Investigators say no suspect has been taken into custody, and officials have released limited details as the case remains “active and ongoing.” ABC News reports investigators have also looked at whether the killing could be connected to a separate weekend shooting at Brown University, but a senior law-enforcement official briefed on both cases said there is currently nothing suggesting a link.
Loureiro held appointments in MIT’s Nuclear Science & Engineering and Physics departments and served as director of MIT’s Plasma Science and Fusion Center, one of the institute’s flagship hubs for fusion and plasma research. Beyond the immediate tragedy, the loss hits a sensitive nerve: fusion research sits at the intersection of national competitiveness, clean-energy ambition, and high-stakes international collaboration, and Loureiro was a central figure in that ecosystem.
In Israel, several outlets have framed the killing through a separate lens, describing Loureiro as Jewish and publicly pro-Israel. Israeli reporting has also pointed to what it says are exterior images of his residence showing a “Stand with Israel” sign. Those claims have not been confirmed by U.S. authorities, and investigators have not publicly identified a motive or labeled the shooting as politically or hate-related at this stage.

Still, the broader environment matters. Brookline and the greater Boston area have seen heightened tension around Jewish life and Israel-related public expression over the past year, including vandalism incidents that local police investigated as potential hate crimes. None of that is evidence of a connection here, but it’s part of the backdrop as the community waits for facts.
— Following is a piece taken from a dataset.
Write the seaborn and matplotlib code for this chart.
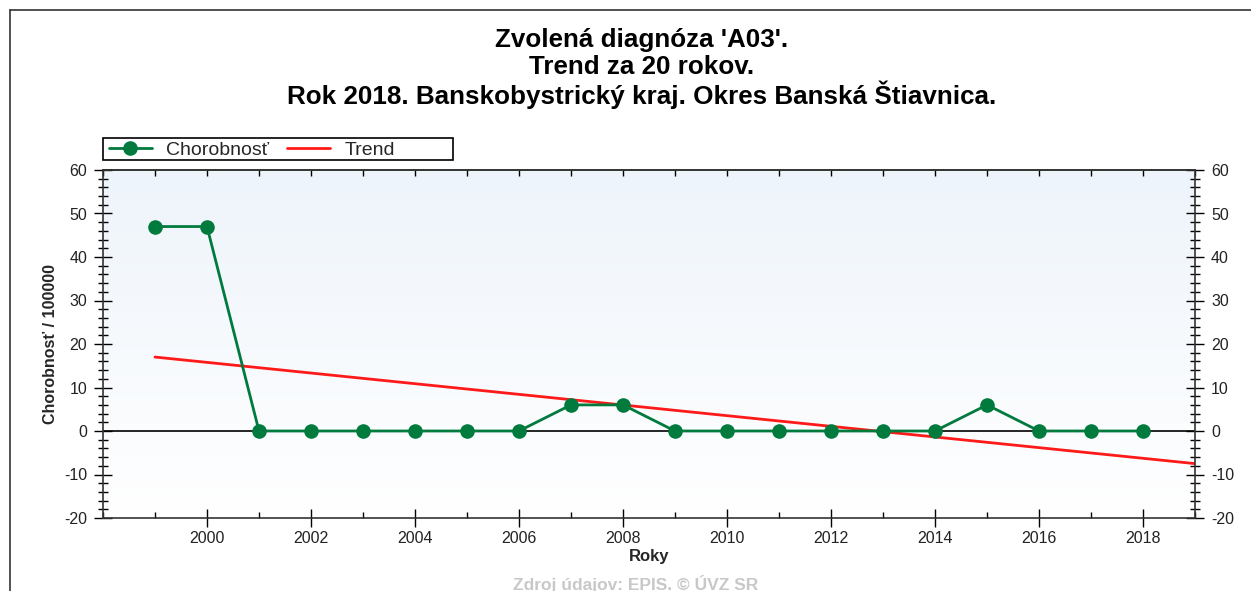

MIT President Sally Kornbluth called the death a “shocking loss,” as the institute began outreach to students and staff who worked closely with Loureiro. With the gunman still at large and key details withheld, the next updates that will change this story are straightforward: whether investigators identify a suspect, whether they disclose any targeted element, and whether prosecutors clarify motive once evidence is secured.